-- begin Raw data --

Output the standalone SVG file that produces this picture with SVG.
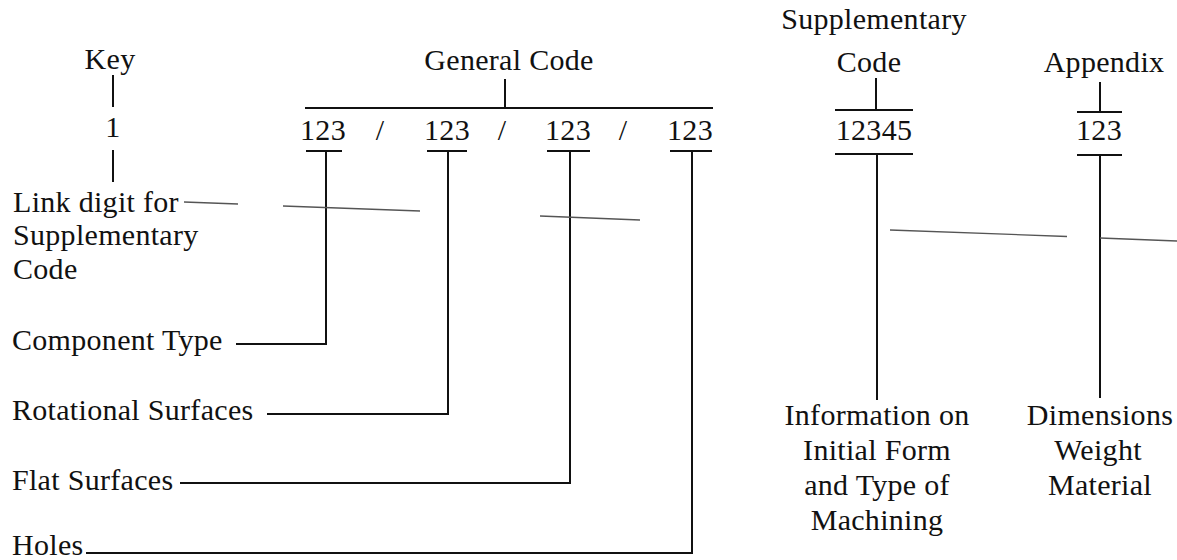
<svg xmlns="http://www.w3.org/2000/svg" width="1177" height="560" viewBox="0 0 1177 560">
<style>
  text { font-family: "Liberation Serif", "Times New Roman", serif; font-size: 30px; letter-spacing: 0.3px; fill: #111; }
  .c { text-anchor: middle; }
  .ln { stroke: #111; stroke-width: 2; fill: none; }
  .faint { stroke: #555; stroke-width: 1.3; fill: none; }
</style>
<rect width="1177" height="560" fill="#fff"/>

<g id="key">
  <text class="c" x="110" y="69">Key</text>
  <text class="c" x="113" y="137">1</text>
</g>
<g id="general-code">
  <text class="c" x="509" y="70">General Code</text>
</g>
<g id="gc-digits">
  <text class="c" x="323" y="140">123</text>
  <text class="c" x="380" y="140">/</text>
  <text class="c" x="447" y="140">123</text>
  <text class="c" x="502" y="140">/</text>
  <text class="c" x="568" y="140">123</text>
  <text class="c" x="623" y="140">/</text>
  <text class="c" x="690" y="140">123</text>
</g>
<g id="supplementary-code">
  <text class="c" x="874" y="29">Supplementary</text>
  <text class="c" x="869" y="72">Code</text>
  <text class="c" x="874" y="140">12345</text>
</g>
<g id="appendix">
  <text class="c" x="1104" y="72">Appendix</text>
  <text class="c" x="1099" y="140">123</text>
</g>
<g id="link-digit">
  <text x="13" y="212">Link digit for</text>
  <text x="13" y="245">Supplementary</text>
  <text x="13" y="279">Code</text>
</g>
<g id="component-type"><text x="12" y="350">Component Type</text></g>
<g id="rotational-surfaces"><text x="12" y="420">Rotational Surfaces</text></g>
<g id="flat-surfaces"><text x="12" y="490">Flat Surfaces</text></g>
<g id="holes"><text x="12" y="555">Holes</text></g>
<g id="information">
  <text class="c" x="877" y="425">Information on</text>
  <text class="c" x="877" y="460">Initial Form</text>
  <text class="c" x="877" y="495">and Type of</text>
  <text class="c" x="877" y="530">Machining</text>
</g>
<g id="dimensions">
  <text class="c" x="1100" y="425">Dimensions</text>
  <text class="c" x="1098" y="460">Weight</text>
  <text class="c" x="1100" y="495">Material</text>
</g>

<g id="connectors">
  <line class="ln" x1="113" y1="75" x2="113" y2="107"/>
  <line class="ln" x1="113" y1="150" x2="113" y2="182"/>
  <line class="ln" x1="505" y1="79" x2="505" y2="108"/>
  <line class="ln" x1="305" y1="108" x2="713" y2="108"/>
  <line class="ln" x1="306" y1="151" x2="342" y2="151"/>
  <line class="ln" x1="427" y1="151" x2="467" y2="151"/>
  <line class="ln" x1="547" y1="151" x2="590" y2="151"/>
  <line class="ln" x1="670" y1="151" x2="712" y2="151"/>
  <polyline class="ln" points="326,151 326,344 236,344"/>
  <polyline class="ln" points="448,151 448,414 267,414"/>
  <polyline class="ln" points="570,151 570,483 180,483"/>
  <polyline class="ln" points="692,151 692,553 86,553"/>
  <line class="ln" x1="876" y1="78" x2="876" y2="110"/>
  <line class="ln" x1="835" y1="110" x2="913" y2="110"/>
  <line class="ln" x1="835" y1="154" x2="913" y2="154"/>
  <line class="ln" x1="877" y1="154" x2="877" y2="400"/>
  <line class="ln" x1="1100" y1="82" x2="1100" y2="112"/>
  <line class="ln" x1="1077" y1="112" x2="1122" y2="112"/>
  <line class="ln" x1="1077" y1="155" x2="1122" y2="155"/>
  <line class="ln" x1="1100" y1="155" x2="1100" y2="398"/>
  <line class="faint" x1="184" y1="202" x2="238" y2="204"/>
  <line class="faint" x1="283" y1="206" x2="420" y2="211"/>
  <line class="faint" x1="540" y1="216" x2="640" y2="220"/>
  <line class="faint" x1="890" y1="230" x2="1067" y2="236.5"/>
  <line class="faint" x1="1100" y1="238" x2="1177" y2="241"/>
</g>
</svg>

-- end Raw data --

Set exercise:
Every line above should be repeated exactly; pictures stay out of the copy.

Written reply:
Output the standalone SVG file that produces this picture with SVG.
<svg xmlns="http://www.w3.org/2000/svg" width="1177" height="560" viewBox="0 0 1177 560">
<style>
  text { font-family: "Liberation Serif", "Times New Roman", serif; font-size: 30px; letter-spacing: 0.3px; fill: #111; }
  .c { text-anchor: middle; }
  .ln { stroke: #111; stroke-width: 2; fill: none; }
  .faint { stroke: #555; stroke-width: 1.3; fill: none; }
</style>
<rect width="1177" height="560" fill="#fff"/>

<g id="key">
  <text class="c" x="110" y="69">Key</text>
  <text class="c" x="113" y="137">1</text>
</g>
<g id="general-code">
  <text class="c" x="509" y="70">General Code</text>
</g>
<g id="gc-digits">
  <text class="c" x="323" y="140">123</text>
  <text class="c" x="380" y="140">/</text>
  <text class="c" x="447" y="140">123</text>
  <text class="c" x="502" y="140">/</text>
  <text class="c" x="568" y="140">123</text>
  <text class="c" x="623" y="140">/</text>
  <text class="c" x="690" y="140">123</text>
</g>
<g id="supplementary-code">
  <text class="c" x="874" y="29">Supplementary</text>
  <text class="c" x="869" y="72">Code</text>
  <text class="c" x="874" y="140">12345</text>
</g>
<g id="appendix">
  <text class="c" x="1104" y="72">Appendix</text>
  <text class="c" x="1099" y="140">123</text>
</g>
<g id="link-digit">
  <text x="13" y="212">Link digit for</text>
  <text x="13" y="245">Supplementary</text>
  <text x="13" y="279">Code</text>
</g>
<g id="component-type"><text x="12" y="350">Component Type</text></g>
<g id="rotational-surfaces"><text x="12" y="420">Rotational Surfaces</text></g>
<g id="flat-surfaces"><text x="12" y="490">Flat Surfaces</text></g>
<g id="holes"><text x="12" y="555">Holes</text></g>
<g id="information">
  <text class="c" x="877" y="425">Information on</text>
  <text class="c" x="877" y="460">Initial Form</text>
  <text class="c" x="877" y="495">and Type of</text>
  <text class="c" x="877" y="530">Machining</text>
</g>
<g id="dimensions">
  <text class="c" x="1100" y="425">Dimensions</text>
  <text class="c" x="1098" y="460">Weight</text>
  <text class="c" x="1100" y="495">Material</text>
</g>

<g id="connectors">
  <line class="ln" x1="113" y1="75" x2="113" y2="107"/>
  <line class="ln" x1="113" y1="150" x2="113" y2="182"/>
  <line class="ln" x1="505" y1="79" x2="505" y2="108"/>
  <line class="ln" x1="305" y1="108" x2="713" y2="108"/>
  <line class="ln" x1="306" y1="151" x2="342" y2="151"/>
  <line class="ln" x1="427" y1="151" x2="467" y2="151"/>
  <line class="ln" x1="547" y1="151" x2="590" y2="151"/>
  <line class="ln" x1="670" y1="151" x2="712" y2="151"/>
  <polyline class="ln" points="326,151 326,344 236,344"/>
  <polyline class="ln" points="448,151 448,414 267,414"/>
  <polyline class="ln" points="570,151 570,483 180,483"/>
  <polyline class="ln" points="692,151 692,553 86,553"/>
  <line class="ln" x1="876" y1="78" x2="876" y2="110"/>
  <line class="ln" x1="835" y1="110" x2="913" y2="110"/>
  <line class="ln" x1="835" y1="154" x2="913" y2="154"/>
  <line class="ln" x1="877" y1="154" x2="877" y2="400"/>
  <line class="ln" x1="1100" y1="82" x2="1100" y2="112"/>
  <line class="ln" x1="1077" y1="112" x2="1122" y2="112"/>
  <line class="ln" x1="1077" y1="155" x2="1122" y2="155"/>
  <line class="ln" x1="1100" y1="155" x2="1100" y2="398"/>
  <line class="faint" x1="184" y1="202" x2="238" y2="204"/>
  <line class="faint" x1="283" y1="206" x2="420" y2="211"/>
  <line class="faint" x1="540" y1="216" x2="640" y2="220"/>
  <line class="faint" x1="890" y1="230" x2="1067" y2="236.5"/>
  <line class="faint" x1="1100" y1="238" x2="1177" y2="241"/>
</g>
</svg>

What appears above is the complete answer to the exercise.